• Task statement: In the following material, identify every line holding the string "chart" and return it.

• Dataset section:
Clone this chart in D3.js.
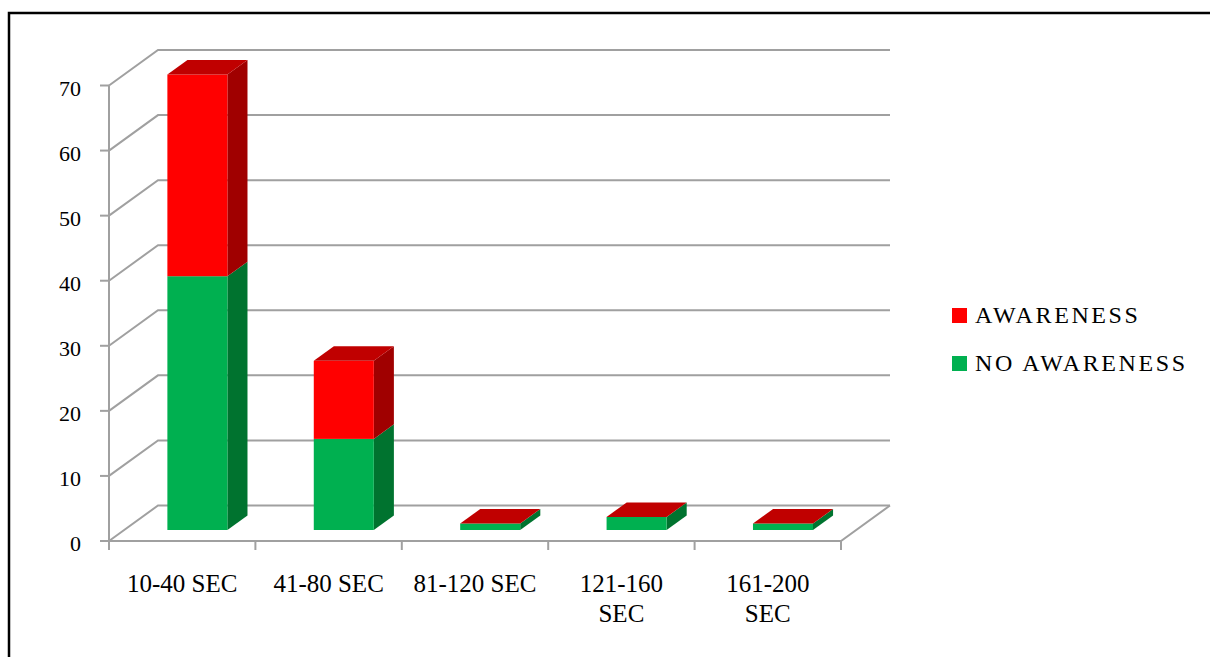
<!DOCTYPE html>
<html>
<head>
<meta charset="utf-8">
<script src="https://cdn.jsdelivr.net/npm/d3@7"></script>
<style>
  html, body { margin: 0; padding: 0; background: #fff; }
  svg { display: block; }
  text { font-family: "Liberation Serif", "DejaVu Serif", serif; fill: #000; }
</style>
</head>
<body>
<svg id="chart" width="1210" height="657"></svg>
<script>
// Response time groups and counts per awareness group
const categories = ["10-40 SEC", "41-80 SEC", "81-120 SEC", "121-160 SEC", "161-200 SEC"];
const categoryLines = [["10-40 SEC"], ["41-80 SEC"], ["81-120 SEC"], ["121-160", "SEC"], ["161-200", "SEC"]];
const noAwareness = [39, 14, 1, 2, 1];
const awareness = [31, 12, 0, 0, 0];
const seriesNames = ["NO AWARENESS", "AWARENESS"];
const yTicks = [0, 10, 20, 30, 40, 50, 60, 70];

// Face shades for each series: front, side, top
const shades = {
  "NO AWARENESS": { front: "#00B050", side: "#00732F", top: "#008C3C" },
  "AWARENESS":    { front: "#FF0000", side: "#A00000", top: "#C00000" }
};

const svg = d3.select("#chart");

// Outer frame
svg.append("rect")
  .attr("x", 9).attr("y", 13).attr("width", 1300).attr("height", 700)
  .attr("fill", "none").attr("stroke", "#000").attr("stroke-width", 2.5);

// Oblique projection: depth fraction d shifts a point right and up
const DX = 49, DY = 35.5;
const x = d3.scaleBand().domain(categories).range([109, 841]).padding(0);
const y = d3.scaleLinear().domain([0, 70]).range([541, 85.5]);
const P = (px, v, d) => [px + d * DX, y(v) - d * DY];

const gridColor = "#A0A0A0";
const grid = svg.append("g").attr("stroke", gridColor).attr("stroke-width", 2).attr("fill", "none");

// Back wall and side wall gridlines
yTicks.forEach(t => {
  const a = P(109, t, 0), b = P(109, t, 1), c = P(x.range()[1], t, 1);
  grid.append("path").attr("d", d3.line()([a, b, c]));
});

// Floor outline (front and right edges)
grid.append("path").attr("d", d3.line()([P(109, 0, 0), P(841, 0, 0), P(841, 0, 1)]));

// Front vertical axis
grid.append("line").attr("x1", 109).attr("x2", 109).attr("y1", y(70)).attr("y2", y(0) + 9);

// Value axis tick marks
yTicks.forEach(t => {
  grid.append("line").attr("x1", 100).attr("x2", 109).attr("y1", y(t)).attr("y2", y(t));
});

// Category tick marks at band boundaries
const bounds = categories.map(c => x(c)).concat([x.range()[1]]);
bounds.forEach(bx => {
  grid.append("line").attr("x1", bx).attr("x2", bx).attr("y1", y(0)).attr("y2", y(0) + 9);
});

// Value axis labels
svg.append("g").selectAll("text").data(yTicks).join("text")
  .attr("x", 81).attr("y", d => y(d) + 10)
  .attr("text-anchor", "end").attr("font-size", 22)
  .text(d => d);

// Category labels
const catG = svg.append("g");
categories.forEach((c, i) => {
  const cx = x(c) + x.bandwidth() / 2;
  const t = catG.append("text").attr("text-anchor", "middle").attr("font-size", 25);
  categoryLines[i].forEach((line, j) => {
    t.append("tspan").attr("x", cx).attr("y", 592 + j * 30).text(line);
  });
});

// Stacked 3D bars
const table = categories.map((c, i) => ({ cat: c, "NO AWARENESS": noAwareness[i], "AWARENESS": awareness[i] }));
const stacked = d3.stack().keys(seriesNames)(table);

const barW = x.bandwidth() * 0.41;
const d0 = 0.31, d1 = 0.72;
const bars = svg.append("g");

categories.forEach((c, i) => {
  const left = x(c) + x.bandwidth() / 2 - barW / 2;
  const right = left + barW;
  stacked.forEach((layer, k) => {
    const [v0, v1] = layer[i];
    const col = shades[layer.key];
    // right side face
    bars.append("path")
      .attr("d", d3.line()([P(right, v0, d0), P(right, v0, d1), P(right, v1, d1), P(right, v1, d0)]) + "Z")
      .attr("fill", col.side);
    // front face
    const f0 = P(left, v1, d0), f1 = P(right, v0, d0);
    bars.append("rect")
      .attr("x", f0[0]).attr("y", f0[1])
      .attr("width", f1[0] - f0[0]).attr("height", f1[1] - f0[1])
      .attr("fill", col.front);
    // top face on the uppermost segment
    if (k === stacked.length - 1) {
      bars.append("path")
        .attr("d", d3.line()([P(left, v1, d0), P(right, v1, d0), P(right, v1, d1), P(left, v1, d1)]) + "Z")
        .attr("fill", col.top);
    }
  });
});

// Legend
const legendItems = ["AWARENESS", "NO AWARENESS"];
const lg = svg.append("g");
legendItems.forEach((name, i) => {
  const ly = 308 + i * 48;
  lg.append("rect").attr("x", 952).attr("y", ly).attr("width", 15).attr("height", 15)
    .attr("fill", shades[name].front);
  lg.append("text").attr("x", 975).attr("y", ly + 15)
    .attr("font-size", 24).attr("letter-spacing", 2.6)
    .text(name);
});
</script>
</body>
</html>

• Problem solution:
Clone this chart in D3.js.
<svg id="chart" width="1210" height="657"></svg>
const svg = d3.select("#chart");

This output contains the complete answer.